**Exercise goal**
Every line below is to be copied exactly, with the pictures left out.

┌─ Provided data

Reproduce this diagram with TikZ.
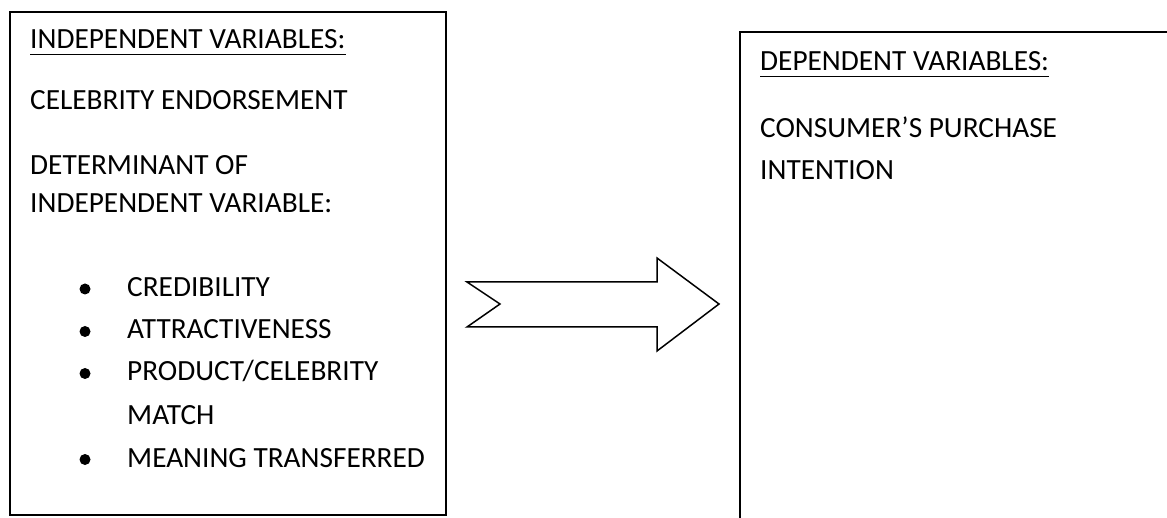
\documentclass[tikz,border=0pt]{standalone}
\usepackage{fontspec}
\setmainfont{Carlito}
\begin{document}
\begin{tikzpicture}[x=1pt,y=-1pt,
  txt/.style={anchor=base west, inner sep=0pt, font=\fontsize{29.3}{34}\selectfont},
  box/.style={draw, line width=1.6pt},
  ul/.style={line width=1.8pt},
  bul/.style={circle, fill, inner sep=0pt, minimum size=11pt},
  shape arrow/.style={draw, line width=1.5pt, line join=miter, fill=white}]
\useasboundingbox (0,0) rectangle (1167,518);
\clip (0,0) rectangle (1167,518);
% left box
\draw[box] (10,12) rectangle (446,515);
\node[txt] (iv) at (30,49) {INDEPENDENT VARIABLES:};
\draw[ul] ([yshift=-5.5pt]iv.base west) -- ([yshift=-5.5pt]iv.base east);
\node[txt] (ce) at (30,110) {CELEBRITY ENDORSEMENT};
\node[txt] (d1) at (30,175) {DETERMINANT OF};
\node[txt] (d2) at (30,213) {INDEPENDENT VARIABLE:};
\node[txt] (b1) at (127,297) {CREDIBILITY};
\node[txt] (b2) at (127,339) {ATTRACTIVENESS};
\node[txt] (b3) at (127,381) {PRODUCT/CELEBRITY};
\node[txt] (b3b) at (127,424) {MATCH};
\node[txt] (b4) at (127,467) {MEANING TRANSFERRED};
\node[bul] (o1) at (85,289) {};
\node[bul] (o2) at (85,331.5) {};
\node[bul] (o3) at (85,373.5) {};
\node[bul] (o4) at (85,459.5) {};
% arrow
\draw[shape arrow] (467,282) -- (657,282) -- (657,258) -- (719,304) -- (657,351) -- (657,327) -- (467,327) -- (500,304) -- cycle;
% right box
\draw[box] (740,530) -- (740,32) -- (1180,32);
\node[txt] (dv) at (760,71) {DEPENDENT VARIABLES:};
\draw[ul] ([yshift=-5.5pt]dv.base west) -- ([yshift=-5.5pt]dv.base east);
\node[txt] (cp1) at (760,138) {CONSUMER’S PURCHASE};
\node[txt] (cp2) at (760,180) {INTENTION};
\end{tikzpicture}
\end{document}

└─

**Output**
Reproduce this diagram with TikZ.
\documentclass[tikz,border=0pt]{standalone}
\usepackage{fontspec}
\setmainfont{Carlito}
\begin{document}
\begin{tikzpicture}[x=1pt,y=-1pt,
  txt/.style={anchor=base west, inner sep=0pt, font=\fontsize{29.3}{34}\selectfont},
  box/.style={draw, line width=1.6pt},
  ul/.style={line width=1.8pt},
  bul/.style={circle, fill, inner sep=0pt, minimum size=11pt},
  shape arrow/.style={draw, line width=1.5pt, line join=miter, fill=white}]
\useasboundingbox (0,0) rectangle (1167,518);
\clip (0,0) rectangle (1167,518);
% left box
\draw[box] (10,12) rectangle (446,515);
\node[txt] (iv) at (30,49) {INDEPENDENT VARIABLES:};
\draw[ul] ([yshift=-5.5pt]iv.base west) -- ([yshift=-5.5pt]iv.base east);
\node[txt] (ce) at (30,110) {CELEBRITY ENDORSEMENT};
\node[txt] (d1) at (30,175) {DETERMINANT OF};
\node[txt] (d2) at (30,213) {INDEPENDENT VARIABLE:};
\node[txt] (b1) at (127,297) {CREDIBILITY};
\node[txt] (b2) at (127,339) {ATTRACTIVENESS};
\node[txt] (b3) at (127,381) {PRODUCT/CELEBRITY};
\node[txt] (b3b) at (127,424) {MATCH};
\node[txt] (b4) at (127,467) {MEANING TRANSFERRED};
\node[bul] (o1) at (85,289) {};
\node[bul] (o2) at (85,331.5) {};
\node[bul] (o3) at (85,373.5) {};
\node[bul] (o4) at (85,459.5) {};
% arrow
\draw[shape arrow] (467,282) -- (657,282) -- (657,258) -- (719,304) -- (657,351) -- (657,327) -- (467,327) -- (500,304) -- cycle;
% right box
\draw[box] (740,530) -- (740,32) -- (1180,32);
\node[txt] (dv) at (760,71) {DEPENDENT VARIABLES:};
\draw[ul] ([yshift=-5.5pt]dv.base west) -- ([yshift=-5.5pt]dv.base east);
\node[txt] (cp1) at (760,138) {CONSUMER’S PURCHASE};
\node[txt] (cp2) at (760,180) {INTENTION};
\end{tikzpicture}
\end{document}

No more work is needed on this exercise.